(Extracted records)
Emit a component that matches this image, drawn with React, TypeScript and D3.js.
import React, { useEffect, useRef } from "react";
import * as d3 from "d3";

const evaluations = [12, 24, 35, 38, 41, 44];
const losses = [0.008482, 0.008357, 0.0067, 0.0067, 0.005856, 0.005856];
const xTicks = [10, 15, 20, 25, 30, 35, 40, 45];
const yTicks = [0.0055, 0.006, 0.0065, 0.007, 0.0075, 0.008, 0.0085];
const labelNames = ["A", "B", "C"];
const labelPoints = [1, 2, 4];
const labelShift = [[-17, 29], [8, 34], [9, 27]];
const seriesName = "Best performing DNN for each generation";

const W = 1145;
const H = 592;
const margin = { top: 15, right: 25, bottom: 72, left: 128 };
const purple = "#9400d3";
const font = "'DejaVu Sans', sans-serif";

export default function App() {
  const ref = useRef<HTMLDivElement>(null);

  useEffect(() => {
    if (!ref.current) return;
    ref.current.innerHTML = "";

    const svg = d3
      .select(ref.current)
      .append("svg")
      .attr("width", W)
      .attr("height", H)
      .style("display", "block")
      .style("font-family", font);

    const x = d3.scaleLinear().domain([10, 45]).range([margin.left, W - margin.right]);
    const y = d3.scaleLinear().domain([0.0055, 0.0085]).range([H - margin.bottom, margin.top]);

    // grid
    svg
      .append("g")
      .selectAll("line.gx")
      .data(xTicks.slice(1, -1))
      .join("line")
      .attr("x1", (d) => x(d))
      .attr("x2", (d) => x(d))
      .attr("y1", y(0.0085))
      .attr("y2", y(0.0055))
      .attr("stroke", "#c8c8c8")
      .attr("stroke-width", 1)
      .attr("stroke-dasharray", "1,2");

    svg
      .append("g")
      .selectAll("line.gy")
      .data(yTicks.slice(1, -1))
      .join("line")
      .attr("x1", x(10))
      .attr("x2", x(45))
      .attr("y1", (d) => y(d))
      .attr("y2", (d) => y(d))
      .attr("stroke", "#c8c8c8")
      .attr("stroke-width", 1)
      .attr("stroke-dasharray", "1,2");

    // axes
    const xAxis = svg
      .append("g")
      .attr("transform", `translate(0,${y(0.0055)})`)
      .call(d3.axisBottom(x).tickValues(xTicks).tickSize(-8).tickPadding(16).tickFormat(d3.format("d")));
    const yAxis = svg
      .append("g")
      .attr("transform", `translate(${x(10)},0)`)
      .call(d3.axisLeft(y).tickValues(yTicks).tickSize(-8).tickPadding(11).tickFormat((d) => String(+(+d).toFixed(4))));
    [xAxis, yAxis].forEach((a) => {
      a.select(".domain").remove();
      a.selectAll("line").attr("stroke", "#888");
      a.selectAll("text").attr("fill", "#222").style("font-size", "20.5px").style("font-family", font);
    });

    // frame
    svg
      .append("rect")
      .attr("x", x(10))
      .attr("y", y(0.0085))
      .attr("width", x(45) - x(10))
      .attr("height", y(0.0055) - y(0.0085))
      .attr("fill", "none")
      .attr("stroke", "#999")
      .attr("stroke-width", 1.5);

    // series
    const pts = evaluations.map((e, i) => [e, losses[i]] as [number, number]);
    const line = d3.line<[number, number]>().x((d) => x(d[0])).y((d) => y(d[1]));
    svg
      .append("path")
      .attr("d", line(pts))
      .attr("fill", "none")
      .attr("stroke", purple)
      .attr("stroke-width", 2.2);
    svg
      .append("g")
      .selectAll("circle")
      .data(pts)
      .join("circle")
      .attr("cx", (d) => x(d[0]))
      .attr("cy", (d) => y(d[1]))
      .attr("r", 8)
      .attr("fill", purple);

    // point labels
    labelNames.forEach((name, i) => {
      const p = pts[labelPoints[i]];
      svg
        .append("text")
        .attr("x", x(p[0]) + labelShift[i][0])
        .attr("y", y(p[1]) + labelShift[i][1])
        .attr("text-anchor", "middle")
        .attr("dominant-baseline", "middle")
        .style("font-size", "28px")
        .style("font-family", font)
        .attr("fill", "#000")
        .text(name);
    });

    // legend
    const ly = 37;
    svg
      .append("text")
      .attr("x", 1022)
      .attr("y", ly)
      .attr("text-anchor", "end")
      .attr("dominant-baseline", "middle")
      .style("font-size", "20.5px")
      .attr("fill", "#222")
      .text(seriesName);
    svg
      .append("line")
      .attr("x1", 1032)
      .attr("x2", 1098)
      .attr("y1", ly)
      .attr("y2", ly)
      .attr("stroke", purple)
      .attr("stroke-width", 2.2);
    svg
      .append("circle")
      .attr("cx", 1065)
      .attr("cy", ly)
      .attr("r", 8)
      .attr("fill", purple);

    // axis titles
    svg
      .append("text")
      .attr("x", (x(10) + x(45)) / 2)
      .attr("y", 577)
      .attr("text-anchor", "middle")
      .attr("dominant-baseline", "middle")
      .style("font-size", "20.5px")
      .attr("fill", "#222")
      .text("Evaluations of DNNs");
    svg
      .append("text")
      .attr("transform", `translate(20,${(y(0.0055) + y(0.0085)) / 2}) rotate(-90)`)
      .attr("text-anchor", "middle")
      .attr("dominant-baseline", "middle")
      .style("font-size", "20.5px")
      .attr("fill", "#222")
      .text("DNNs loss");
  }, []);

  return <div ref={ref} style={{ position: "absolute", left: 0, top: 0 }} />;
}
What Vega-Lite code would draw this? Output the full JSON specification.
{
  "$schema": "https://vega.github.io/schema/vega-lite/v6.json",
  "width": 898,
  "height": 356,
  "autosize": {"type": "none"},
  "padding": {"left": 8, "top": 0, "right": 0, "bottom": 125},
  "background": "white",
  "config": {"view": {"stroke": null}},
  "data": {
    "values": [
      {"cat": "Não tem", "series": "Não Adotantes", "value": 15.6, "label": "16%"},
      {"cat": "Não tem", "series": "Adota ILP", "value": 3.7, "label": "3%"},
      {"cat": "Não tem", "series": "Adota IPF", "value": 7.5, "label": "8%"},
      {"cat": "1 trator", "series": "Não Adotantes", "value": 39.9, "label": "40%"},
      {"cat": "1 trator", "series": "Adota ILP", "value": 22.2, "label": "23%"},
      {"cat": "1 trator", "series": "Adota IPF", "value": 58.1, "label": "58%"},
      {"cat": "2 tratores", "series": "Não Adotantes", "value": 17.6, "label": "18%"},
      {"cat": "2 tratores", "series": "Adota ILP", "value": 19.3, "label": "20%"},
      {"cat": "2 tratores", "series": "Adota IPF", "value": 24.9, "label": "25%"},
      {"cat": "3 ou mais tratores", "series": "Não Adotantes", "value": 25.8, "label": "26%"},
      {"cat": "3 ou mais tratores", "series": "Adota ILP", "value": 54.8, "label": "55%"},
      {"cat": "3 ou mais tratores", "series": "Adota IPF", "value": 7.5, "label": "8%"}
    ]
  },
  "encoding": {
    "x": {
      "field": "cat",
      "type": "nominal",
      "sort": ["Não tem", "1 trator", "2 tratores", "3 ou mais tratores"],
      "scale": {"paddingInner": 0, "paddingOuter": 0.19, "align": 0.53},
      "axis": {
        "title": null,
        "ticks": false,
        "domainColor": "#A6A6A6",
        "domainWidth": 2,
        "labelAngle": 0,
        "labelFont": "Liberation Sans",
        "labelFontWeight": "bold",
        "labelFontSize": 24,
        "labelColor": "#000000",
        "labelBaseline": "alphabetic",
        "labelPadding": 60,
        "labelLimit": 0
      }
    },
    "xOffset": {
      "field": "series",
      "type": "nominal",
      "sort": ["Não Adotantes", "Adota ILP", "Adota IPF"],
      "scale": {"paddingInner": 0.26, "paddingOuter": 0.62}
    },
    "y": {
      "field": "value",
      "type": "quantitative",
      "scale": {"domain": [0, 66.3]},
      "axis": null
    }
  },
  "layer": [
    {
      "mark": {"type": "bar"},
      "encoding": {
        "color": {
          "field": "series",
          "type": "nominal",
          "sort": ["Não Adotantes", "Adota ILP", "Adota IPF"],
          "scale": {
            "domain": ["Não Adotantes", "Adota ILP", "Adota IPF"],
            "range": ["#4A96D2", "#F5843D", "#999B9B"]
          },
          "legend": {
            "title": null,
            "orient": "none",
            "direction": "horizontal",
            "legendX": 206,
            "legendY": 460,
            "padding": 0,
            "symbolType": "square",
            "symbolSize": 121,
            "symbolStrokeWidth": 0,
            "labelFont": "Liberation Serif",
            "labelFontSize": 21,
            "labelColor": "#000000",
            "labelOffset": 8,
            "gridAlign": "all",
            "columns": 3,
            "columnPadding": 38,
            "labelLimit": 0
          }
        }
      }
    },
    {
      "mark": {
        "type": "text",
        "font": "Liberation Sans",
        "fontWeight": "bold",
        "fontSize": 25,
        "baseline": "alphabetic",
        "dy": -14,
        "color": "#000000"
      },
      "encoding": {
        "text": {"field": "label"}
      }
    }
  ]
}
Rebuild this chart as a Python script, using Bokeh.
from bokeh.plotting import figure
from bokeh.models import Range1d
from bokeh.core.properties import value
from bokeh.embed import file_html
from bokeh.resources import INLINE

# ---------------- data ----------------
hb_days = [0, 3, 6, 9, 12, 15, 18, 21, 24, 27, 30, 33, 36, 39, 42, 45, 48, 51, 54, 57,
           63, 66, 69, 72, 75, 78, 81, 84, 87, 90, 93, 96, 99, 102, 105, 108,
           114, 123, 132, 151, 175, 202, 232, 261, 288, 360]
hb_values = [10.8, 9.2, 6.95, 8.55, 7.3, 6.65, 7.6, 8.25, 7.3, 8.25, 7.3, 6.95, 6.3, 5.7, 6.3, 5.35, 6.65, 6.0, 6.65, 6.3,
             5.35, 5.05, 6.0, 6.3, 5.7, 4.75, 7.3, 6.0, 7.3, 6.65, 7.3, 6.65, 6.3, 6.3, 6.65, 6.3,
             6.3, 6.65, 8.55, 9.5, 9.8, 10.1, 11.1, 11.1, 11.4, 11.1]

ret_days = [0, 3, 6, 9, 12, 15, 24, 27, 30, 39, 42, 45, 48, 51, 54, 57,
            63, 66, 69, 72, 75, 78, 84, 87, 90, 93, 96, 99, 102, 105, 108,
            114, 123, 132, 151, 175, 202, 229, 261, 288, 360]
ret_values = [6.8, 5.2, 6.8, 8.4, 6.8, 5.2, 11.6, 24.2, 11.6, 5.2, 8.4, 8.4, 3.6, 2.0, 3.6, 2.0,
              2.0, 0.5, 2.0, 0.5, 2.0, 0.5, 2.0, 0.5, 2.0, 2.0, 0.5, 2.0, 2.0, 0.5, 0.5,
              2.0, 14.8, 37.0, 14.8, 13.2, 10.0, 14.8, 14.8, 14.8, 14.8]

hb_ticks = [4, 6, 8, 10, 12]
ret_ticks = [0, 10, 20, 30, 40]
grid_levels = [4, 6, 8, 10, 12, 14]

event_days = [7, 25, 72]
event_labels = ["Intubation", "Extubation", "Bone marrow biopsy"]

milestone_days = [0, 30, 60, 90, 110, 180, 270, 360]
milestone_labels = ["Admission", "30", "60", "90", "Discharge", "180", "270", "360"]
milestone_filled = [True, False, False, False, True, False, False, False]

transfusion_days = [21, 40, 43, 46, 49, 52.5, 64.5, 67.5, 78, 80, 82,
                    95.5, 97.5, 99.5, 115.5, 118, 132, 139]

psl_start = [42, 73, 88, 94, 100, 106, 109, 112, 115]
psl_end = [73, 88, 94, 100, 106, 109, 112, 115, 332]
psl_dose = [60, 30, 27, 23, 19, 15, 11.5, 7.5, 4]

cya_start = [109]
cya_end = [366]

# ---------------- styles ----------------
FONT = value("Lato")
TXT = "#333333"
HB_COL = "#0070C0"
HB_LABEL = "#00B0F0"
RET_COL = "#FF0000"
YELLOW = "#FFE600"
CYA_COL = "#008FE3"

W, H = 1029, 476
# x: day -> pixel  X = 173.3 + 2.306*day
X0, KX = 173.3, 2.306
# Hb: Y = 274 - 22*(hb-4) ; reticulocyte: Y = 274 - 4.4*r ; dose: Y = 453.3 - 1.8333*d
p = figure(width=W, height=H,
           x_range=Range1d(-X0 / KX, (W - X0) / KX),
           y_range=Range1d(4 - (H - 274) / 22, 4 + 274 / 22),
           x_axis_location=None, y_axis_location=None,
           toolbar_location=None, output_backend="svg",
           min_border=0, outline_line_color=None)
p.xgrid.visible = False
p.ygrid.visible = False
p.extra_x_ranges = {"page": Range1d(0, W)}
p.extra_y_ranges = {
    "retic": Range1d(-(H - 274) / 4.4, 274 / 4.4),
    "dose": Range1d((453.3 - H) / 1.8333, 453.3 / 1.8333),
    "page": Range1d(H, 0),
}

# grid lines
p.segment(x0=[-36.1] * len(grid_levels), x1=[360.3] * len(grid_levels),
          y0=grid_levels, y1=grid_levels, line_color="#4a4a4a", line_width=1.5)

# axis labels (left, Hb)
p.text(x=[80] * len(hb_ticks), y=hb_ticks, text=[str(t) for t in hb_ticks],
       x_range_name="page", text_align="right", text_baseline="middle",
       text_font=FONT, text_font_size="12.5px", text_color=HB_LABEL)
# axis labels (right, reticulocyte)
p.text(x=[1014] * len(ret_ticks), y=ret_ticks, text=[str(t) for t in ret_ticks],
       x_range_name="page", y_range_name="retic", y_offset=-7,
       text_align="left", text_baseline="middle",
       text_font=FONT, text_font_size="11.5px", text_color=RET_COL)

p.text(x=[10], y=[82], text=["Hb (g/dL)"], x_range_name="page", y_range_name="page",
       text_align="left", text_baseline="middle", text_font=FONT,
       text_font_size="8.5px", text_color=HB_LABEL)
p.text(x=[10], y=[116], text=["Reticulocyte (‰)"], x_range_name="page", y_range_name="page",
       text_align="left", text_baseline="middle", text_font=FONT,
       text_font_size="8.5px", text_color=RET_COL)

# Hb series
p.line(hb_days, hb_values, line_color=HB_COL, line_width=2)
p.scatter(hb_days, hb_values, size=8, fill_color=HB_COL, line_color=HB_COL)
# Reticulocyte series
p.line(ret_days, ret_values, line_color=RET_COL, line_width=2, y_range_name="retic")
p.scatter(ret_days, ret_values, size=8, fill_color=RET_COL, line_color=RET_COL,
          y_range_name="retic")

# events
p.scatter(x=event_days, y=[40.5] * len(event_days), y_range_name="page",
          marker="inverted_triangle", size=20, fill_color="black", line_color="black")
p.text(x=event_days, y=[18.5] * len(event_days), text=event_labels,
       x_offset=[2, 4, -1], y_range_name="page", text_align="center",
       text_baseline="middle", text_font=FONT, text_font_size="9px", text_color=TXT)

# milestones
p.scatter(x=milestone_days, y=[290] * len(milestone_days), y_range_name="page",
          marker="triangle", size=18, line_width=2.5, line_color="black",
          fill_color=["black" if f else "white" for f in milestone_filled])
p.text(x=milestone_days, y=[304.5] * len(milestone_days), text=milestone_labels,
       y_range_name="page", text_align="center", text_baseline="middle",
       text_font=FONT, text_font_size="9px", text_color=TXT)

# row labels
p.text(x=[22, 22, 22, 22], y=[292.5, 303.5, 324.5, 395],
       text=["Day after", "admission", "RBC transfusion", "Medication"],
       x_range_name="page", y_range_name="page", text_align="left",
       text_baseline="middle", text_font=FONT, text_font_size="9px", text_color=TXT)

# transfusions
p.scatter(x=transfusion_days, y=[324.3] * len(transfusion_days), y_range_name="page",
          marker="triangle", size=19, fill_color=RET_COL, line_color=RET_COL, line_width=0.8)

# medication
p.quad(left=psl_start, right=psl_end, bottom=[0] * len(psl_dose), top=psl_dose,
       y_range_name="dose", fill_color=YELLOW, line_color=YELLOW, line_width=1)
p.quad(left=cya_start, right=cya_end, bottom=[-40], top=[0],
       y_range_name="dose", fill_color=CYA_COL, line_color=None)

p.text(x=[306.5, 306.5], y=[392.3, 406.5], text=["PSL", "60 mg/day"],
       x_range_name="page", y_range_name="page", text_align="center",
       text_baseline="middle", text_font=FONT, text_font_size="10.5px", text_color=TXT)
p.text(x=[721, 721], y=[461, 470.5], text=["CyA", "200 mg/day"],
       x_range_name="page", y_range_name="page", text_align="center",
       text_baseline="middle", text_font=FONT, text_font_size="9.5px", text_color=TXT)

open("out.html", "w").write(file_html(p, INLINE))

Set task: Word for word, please print every line from the beginning of the records to the line bearing "import * as", counting both ends and stopping there.

The result:
Emit a component that matches this image, drawn with React, TypeScript and D3.js.
import React, { useEffect, useRef } from "react";
import * as d3 from "d3";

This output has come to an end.